It was regarded as a profession, and a noble one. Today, as income rises exponentially, teachers are no longer earning as much in a relative sense and private tuition pays well because it is set by the market. As we have discussed, since the whole system creates these scarcity premiums all over the place, prices skyrocket and the best teachers leave to become private tutors.

I am not a fan of tuition cause a lot of people make money out of it. And the reson on why it is so popular is because every parent do not want their kid to lose out to other kids. And they thought that teachers could only teach limitly and in order for their kids to get smarter, they need tuition. And of course, the best private tutors charge the best prices. Which is ridiculous and true. For these days, a person who have a DSLR would think that he/she is a photographer. And similarly, a person who teach tuition would think he/she is a teacher.

Overall Lack Of Teachers

It is a well known fact that our teacher to student ratio has not improved in the past 20 years. It was one teacher to forty students then, it still is today! We do not have enough teachers!

Why? Because many left after realising that teaching’s not for them or as said above, they left to become private tutors and we keep importing foreigners and their children to our schools. So we are back to square one, we need to make teaching a job that people covet. We need to increase the pay, reduce the working hours and improve the working environment.

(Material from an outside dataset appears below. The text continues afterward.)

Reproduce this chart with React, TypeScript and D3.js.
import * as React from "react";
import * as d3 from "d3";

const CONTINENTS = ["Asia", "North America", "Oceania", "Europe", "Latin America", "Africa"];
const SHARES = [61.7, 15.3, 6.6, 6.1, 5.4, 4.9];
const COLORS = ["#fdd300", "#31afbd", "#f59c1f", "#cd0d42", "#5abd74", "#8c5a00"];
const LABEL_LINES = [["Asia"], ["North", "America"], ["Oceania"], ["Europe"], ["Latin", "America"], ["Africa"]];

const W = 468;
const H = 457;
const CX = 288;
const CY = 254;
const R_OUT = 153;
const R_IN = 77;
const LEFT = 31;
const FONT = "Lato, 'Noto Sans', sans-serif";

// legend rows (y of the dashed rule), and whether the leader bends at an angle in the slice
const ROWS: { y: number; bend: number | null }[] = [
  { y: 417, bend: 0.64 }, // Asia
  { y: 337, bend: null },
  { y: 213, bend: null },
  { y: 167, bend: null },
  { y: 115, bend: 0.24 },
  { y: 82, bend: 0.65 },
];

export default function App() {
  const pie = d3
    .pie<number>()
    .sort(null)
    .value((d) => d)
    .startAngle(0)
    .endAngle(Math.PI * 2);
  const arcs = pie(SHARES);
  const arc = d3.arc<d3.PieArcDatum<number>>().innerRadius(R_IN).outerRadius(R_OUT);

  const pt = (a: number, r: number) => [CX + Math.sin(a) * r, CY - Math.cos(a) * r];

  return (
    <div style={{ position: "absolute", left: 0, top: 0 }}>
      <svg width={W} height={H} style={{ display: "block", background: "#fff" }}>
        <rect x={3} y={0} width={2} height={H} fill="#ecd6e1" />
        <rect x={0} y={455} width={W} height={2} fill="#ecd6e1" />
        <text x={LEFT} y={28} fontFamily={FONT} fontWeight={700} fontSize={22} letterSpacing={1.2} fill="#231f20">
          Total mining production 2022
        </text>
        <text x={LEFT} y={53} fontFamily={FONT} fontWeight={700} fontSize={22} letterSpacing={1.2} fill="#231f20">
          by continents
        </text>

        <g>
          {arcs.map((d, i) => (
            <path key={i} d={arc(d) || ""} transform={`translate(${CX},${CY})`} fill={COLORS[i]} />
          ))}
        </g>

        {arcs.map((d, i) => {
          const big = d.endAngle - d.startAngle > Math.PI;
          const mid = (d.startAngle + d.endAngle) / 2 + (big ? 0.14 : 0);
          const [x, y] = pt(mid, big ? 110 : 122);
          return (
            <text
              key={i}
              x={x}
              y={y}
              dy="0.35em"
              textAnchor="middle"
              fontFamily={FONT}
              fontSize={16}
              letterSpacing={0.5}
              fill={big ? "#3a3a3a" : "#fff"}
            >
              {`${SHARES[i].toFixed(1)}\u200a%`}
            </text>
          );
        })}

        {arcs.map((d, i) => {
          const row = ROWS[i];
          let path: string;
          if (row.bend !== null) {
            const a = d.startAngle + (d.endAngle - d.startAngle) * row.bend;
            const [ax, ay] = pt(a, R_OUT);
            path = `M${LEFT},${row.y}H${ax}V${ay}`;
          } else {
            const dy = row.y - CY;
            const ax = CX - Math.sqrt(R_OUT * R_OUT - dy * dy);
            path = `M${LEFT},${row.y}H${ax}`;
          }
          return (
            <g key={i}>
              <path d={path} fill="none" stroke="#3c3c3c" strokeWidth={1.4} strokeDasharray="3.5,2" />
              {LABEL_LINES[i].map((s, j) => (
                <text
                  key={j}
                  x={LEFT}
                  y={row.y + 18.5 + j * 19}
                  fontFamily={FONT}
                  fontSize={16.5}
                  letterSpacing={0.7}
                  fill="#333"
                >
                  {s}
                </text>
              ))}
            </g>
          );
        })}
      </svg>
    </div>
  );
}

And of course, improve the quality of teachers and their teaching.

There might also be a need to de-emphasize the too much hands on work on ECAs and the awards so that schools focus on what is most important for a teacher —> the students and their learning experience.

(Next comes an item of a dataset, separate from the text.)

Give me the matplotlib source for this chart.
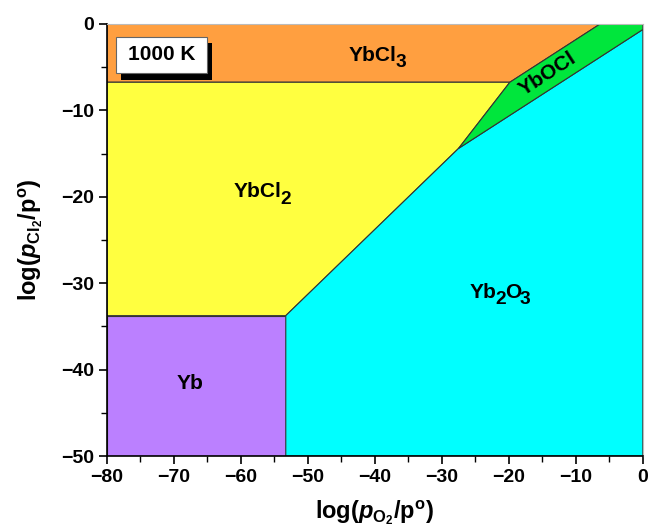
import matplotlib
matplotlib.use("Agg")
import matplotlib.pyplot as plt
from matplotlib.patches import Polygon, Rectangle
from matplotlib.ticker import MultipleLocator, FuncFormatter
from matplotlib.transforms import ScaledTranslation
from matplotlib.font_manager import FontProperties

plt.rcParams['font.family'] = ['Liberation Sans', 'DejaVu Sans']
plt.rcParams['mathtext.fontset'] = 'custom'
plt.rcParams['mathtext.rm'] = 'Liberation Sans:bold'
plt.rcParams['mathtext.it'] = 'Liberation Sans:bold:italic'
plt.rcParams['mathtext.bf'] = 'Liberation Sans:bold'

# Phase-boundary data (log p / p°) at 1000 K
temperature_label = "1000 K"
x_range = [-80, 0]
y_range = [-50, 0]
log_pCl2_Yb_YbCl2 = -33.75      # Yb / YbCl2
log_pCl2_YbCl2_YbCl3 = -6.75    # YbCl2 / YbCl3
log_pO2_Yb_Yb2O3 = -53.3        # Yb / Yb2O3
triple_YbCl2_YbOCl_Yb2O3 = (-27.5, -14.4)
triple_YbCl2_YbCl3_YbOCl = (-19.85, -6.75)
YbCl3_YbOCl_top = (-6.35, 0.0)       # YbCl3 / YbOCl line meets upper edge
YbOCl_Yb2O3_right = (0.0, -0.65)     # YbOCl / Yb2O3 line meets right edge

# phase names as (text, is_subscript) pieces
phase_names = [
    [("YbCl", False), ("3", True)],
    [("YbCl", False), ("2", True)],
    [("Yb", False)],
    [("Yb", False), ("2", True), ("O", False), ("3", True)],
]
phase_colors = ["#FF9F40", "#FFFF40", "#BB80FF", "#00FFFF", "#00E63C"]
label_pos = [(-39.6, -3.4), (-56.8, -19.2), (-67.6, -41.4), (-21.3, -30.8)]
oxychloride_label = "YbOCl"
oxychloride_pos = (-14.3, -5.8)
oxychloride_rot = 33

x0, x1 = x_range
y0, y1 = y_range
tA = triple_YbCl2_YbOCl_Yb2O3
tB = triple_YbCl2_YbCl3_YbOCl

regions = [
    # YbCl3
    [(x0, log_pCl2_YbCl2_YbCl3), tB, YbCl3_YbOCl_top, (x0, y1)],
    # YbCl2
    [(x0, log_pCl2_Yb_YbCl2), (log_pO2_Yb_Yb2O3, log_pCl2_Yb_YbCl2), tA, tB,
     (x0, log_pCl2_YbCl2_YbCl3)],
    # Yb
    [(x0, y0), (log_pO2_Yb_Yb2O3, y0), (log_pO2_Yb_Yb2O3, log_pCl2_Yb_YbCl2),
     (x0, log_pCl2_Yb_YbCl2)],
    # Yb2O3
    [(log_pO2_Yb_Yb2O3, y0), (x1, y0), YbOCl_Yb2O3_right, tA,
     (log_pO2_Yb_Yb2O3, log_pCl2_Yb_YbCl2)],
    # YbOCl
    [tA, YbOCl_Yb2O3_right, (x1, y1), YbCl3_YbOCl_top, tB],
]

fig = plt.figure(figsize=(6.48, 5.31), dpi=100)
ax = fig.add_axes([0.165, 0.141, 0.827, 0.814])
renderer = fig.canvas.get_renderer()


def formula_label(x, y, parts, size=15):
    """Draw a chemical formula with large, lowered subscripts centred at (x, y)."""
    specs, total = [], 0.0
    for i, (s, sub) in enumerate(parts):
        fs = size * 0.92 if sub else size
        prop = FontProperties(family='Liberation Sans', weight='bold', size=fs)
        w, h, d = renderer.get_text_width_height_descent(s, prop, ismath=False)
        w_pt = w * 72.0 / fig.dpi
        if i > 0:
            total -= 0.06 * size   # tighten the join between pieces
        specs.append((s, fs, -0.32 * size if sub else 0.0, total))
        total += w_pt
    for s, fs, dy, start in specs:
        dx_in = (start - total / 2.0) / 72.0
        dy_in = (dy - 0.36 * size) / 72.0
        tr = ax.transData + ScaledTranslation(dx_in, dy_in, fig.dpi_scale_trans)
        ax.text(x, y, s, transform=tr, ha='left', va='baseline', fontsize=fs,
                fontweight='bold', color='black')


for verts, col in zip(regions, phase_colors):
    ax.add_patch(Polygon(verts, closed=True, facecolor=col,
                         edgecolor='#333333', linewidth=0.8))

for parts, (lx, ly) in zip(phase_names, label_pos):
    formula_label(lx, ly, parts)

ax.text(oxychloride_pos[0], oxychloride_pos[1], oxychloride_label,
        ha='center', va='center', rotation=oxychloride_rot,
        rotation_mode='anchor', fontsize=15, fontweight='bold', color='black')

# temperature tag: white box with a black drop shadow
box_x, box_y, box_w, box_h = -78.65, -5.7, 13.6, 4.23
ax.add_patch(Rectangle((box_x + 0.75, box_y - 0.75), box_w, box_h,
                       facecolor='black', edgecolor='none', zorder=4))
ax.add_patch(Rectangle((box_x, box_y), box_w, box_h, facecolor='white',
                       edgecolor='#666666', linewidth=0.8, zorder=5))
ax.text(box_x + box_w / 2, box_y + box_h / 2, temperature_label,
        ha='center', va='center', fontsize=15, fontweight='bold', zorder=6)

ax.set_xlim(x_range)
ax.set_ylim(y_range)
ax.xaxis.set_major_locator(MultipleLocator(10))
ax.xaxis.set_minor_locator(MultipleLocator(5))
ax.yaxis.set_major_locator(MultipleLocator(10))
ax.yaxis.set_minor_locator(MultipleLocator(5))
ax.tick_params(which='major', direction='out', length=6, width=1.2,
               labelsize=14, pad=3)
ax.tick_params(which='minor', direction='out', length=4, width=1.0)
minus_fmt = FuncFormatter(lambda v, p: f"{int(v)}".replace('-', '\u2212'))
ax.xaxis.set_major_formatter(minus_fmt)
ax.yaxis.set_major_formatter(minus_fmt)
for lab in ax.get_xticklabels() + ax.get_yticklabels():
    lab.set_fontweight('bold')

for s in ['left', 'bottom']:
    ax.spines[s].set_linewidth(1.2)
for s in ['top', 'right']:
    ax.spines[s].set_color('#bbbbbb')
    ax.spines[s].set_linewidth(0.8)

ax.set_xlabel(r'log($p_{\mathrm{O_2}}$/p$^{\mathrm{o}}$)', fontsize=17,
              fontweight='bold', labelpad=9)
ax.set_ylabel(r'log($p_{\mathrm{Cl_2}}$/p$^{\mathrm{o}}$)', fontsize=17,
              fontweight='bold', labelpad=12)

fig.savefig('out.png', dpi=100)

Performance Assessment Of Teachers

Currently, there are also situations where teachers who excel in doing ECAs get promoted bcos this work is more visible and definitely what the principal needs. Real teachers who just want to impart knowledge are marginalized. Sad but true.

Hence we are back to the first point where teachers should simply focus on teaching, and admin staff or other outsourced help can handle the ECAs, like previously. And the performance of teachers should be based solely on their teaching ability. Also they should not be judged on how many awards the school wins, or how well they do their ECAs.

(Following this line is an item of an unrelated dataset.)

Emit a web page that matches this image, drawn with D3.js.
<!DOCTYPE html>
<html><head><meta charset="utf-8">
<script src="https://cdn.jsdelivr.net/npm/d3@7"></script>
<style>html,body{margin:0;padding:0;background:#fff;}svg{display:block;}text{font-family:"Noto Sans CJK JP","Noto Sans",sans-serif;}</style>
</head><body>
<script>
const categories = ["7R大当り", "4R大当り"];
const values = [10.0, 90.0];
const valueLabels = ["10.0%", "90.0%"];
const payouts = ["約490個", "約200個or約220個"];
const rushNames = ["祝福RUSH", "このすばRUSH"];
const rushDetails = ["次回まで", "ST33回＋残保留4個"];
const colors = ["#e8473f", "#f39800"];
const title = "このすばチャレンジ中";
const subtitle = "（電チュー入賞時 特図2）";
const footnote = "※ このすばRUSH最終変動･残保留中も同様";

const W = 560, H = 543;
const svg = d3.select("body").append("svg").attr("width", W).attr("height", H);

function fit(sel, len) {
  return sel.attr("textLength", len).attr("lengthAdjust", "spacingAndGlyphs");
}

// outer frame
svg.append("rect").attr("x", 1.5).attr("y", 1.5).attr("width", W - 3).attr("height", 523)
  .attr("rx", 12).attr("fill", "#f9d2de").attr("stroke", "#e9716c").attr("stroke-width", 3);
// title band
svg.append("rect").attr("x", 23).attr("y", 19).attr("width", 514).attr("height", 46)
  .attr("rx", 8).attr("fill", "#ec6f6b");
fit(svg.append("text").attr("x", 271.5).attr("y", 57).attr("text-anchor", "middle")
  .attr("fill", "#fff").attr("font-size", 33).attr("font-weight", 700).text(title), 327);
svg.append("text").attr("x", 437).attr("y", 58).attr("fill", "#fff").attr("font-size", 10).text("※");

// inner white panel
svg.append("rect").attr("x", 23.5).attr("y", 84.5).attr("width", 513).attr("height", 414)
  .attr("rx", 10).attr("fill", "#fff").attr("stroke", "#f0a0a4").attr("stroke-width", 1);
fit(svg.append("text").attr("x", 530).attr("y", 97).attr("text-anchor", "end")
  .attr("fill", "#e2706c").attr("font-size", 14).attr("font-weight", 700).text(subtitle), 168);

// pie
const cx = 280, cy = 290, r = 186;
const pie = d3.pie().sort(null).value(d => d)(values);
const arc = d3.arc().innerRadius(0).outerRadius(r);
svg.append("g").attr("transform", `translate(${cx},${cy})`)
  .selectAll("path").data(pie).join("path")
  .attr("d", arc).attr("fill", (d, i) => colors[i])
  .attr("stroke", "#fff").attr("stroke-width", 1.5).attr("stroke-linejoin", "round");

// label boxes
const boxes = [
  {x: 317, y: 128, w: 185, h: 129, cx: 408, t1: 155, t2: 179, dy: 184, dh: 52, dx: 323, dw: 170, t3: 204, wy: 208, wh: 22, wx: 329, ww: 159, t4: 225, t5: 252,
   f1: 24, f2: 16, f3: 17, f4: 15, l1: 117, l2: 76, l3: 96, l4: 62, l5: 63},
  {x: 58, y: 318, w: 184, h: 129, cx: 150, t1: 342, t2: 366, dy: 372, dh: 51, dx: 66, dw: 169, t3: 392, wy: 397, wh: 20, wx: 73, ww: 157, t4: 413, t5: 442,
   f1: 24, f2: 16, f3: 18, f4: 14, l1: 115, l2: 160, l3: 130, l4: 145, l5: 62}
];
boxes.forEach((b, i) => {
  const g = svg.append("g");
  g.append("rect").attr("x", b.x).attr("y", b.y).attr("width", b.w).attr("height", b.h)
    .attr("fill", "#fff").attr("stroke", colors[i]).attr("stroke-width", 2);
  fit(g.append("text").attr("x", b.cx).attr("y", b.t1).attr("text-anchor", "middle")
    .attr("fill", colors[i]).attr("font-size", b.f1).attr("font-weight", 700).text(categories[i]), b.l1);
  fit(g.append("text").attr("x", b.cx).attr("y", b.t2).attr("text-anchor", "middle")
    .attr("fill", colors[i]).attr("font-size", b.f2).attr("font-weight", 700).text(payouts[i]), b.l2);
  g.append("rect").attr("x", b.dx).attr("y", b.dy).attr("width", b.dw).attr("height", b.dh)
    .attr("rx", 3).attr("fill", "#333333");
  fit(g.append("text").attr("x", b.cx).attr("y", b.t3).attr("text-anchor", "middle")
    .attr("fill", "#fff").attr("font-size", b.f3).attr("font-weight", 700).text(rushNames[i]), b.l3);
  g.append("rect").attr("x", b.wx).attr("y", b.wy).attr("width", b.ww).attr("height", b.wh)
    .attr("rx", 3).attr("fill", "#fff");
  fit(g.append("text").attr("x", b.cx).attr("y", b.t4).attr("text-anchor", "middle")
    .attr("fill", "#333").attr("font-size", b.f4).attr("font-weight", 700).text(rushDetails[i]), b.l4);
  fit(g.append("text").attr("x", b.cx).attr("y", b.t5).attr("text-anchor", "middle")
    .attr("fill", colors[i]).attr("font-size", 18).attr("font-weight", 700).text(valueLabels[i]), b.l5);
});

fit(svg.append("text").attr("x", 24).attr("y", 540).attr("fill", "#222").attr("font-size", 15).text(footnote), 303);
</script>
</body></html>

The focus should be on the children and their learning experience. Education in the early years should be about learning basic stuff in a more holistic manner. It’s not just about mathematics, science and languages and high stakes exams. It should be about nature, music, art, history, hands-on, sports etc. And for each areas of expertise we need calibre teachers who can do the job, not some half hearted Maths Teacher who wondered why the heck is she assigned to teach music or PE.

But then again, the best teachers are those who have the passion to help our children learn about all these. They have the knowledge, the patience and the enthusiasm to teach and they should be judged by these yardsticks. Not quantitative measures like how many awards, or how many initiatives. Teaching should be made noble and learning, fun all over again

For I believe just like nursing, teaching is truly a noble job. And it’s not easy and smooth sailing at all. It’s demanding and sure is tough. But the rewards that come with it are priceless really.

A teacher may not remember when she makes a difference.
A student will never forget.

But I am also aware that as with every other profession, there are surely bound to be some people who do it just for the money and not for the passion. And some people thought they got the passion to do it, but got an extreme shock when reality bit them hard later on. It’s basically the same everywhere but for teachers, because of the bond served and they cant happy happy or suka suka switch job anytime soon, their interest and passion will slowly leave them. And they will end up as just going through the motions of it all day by day.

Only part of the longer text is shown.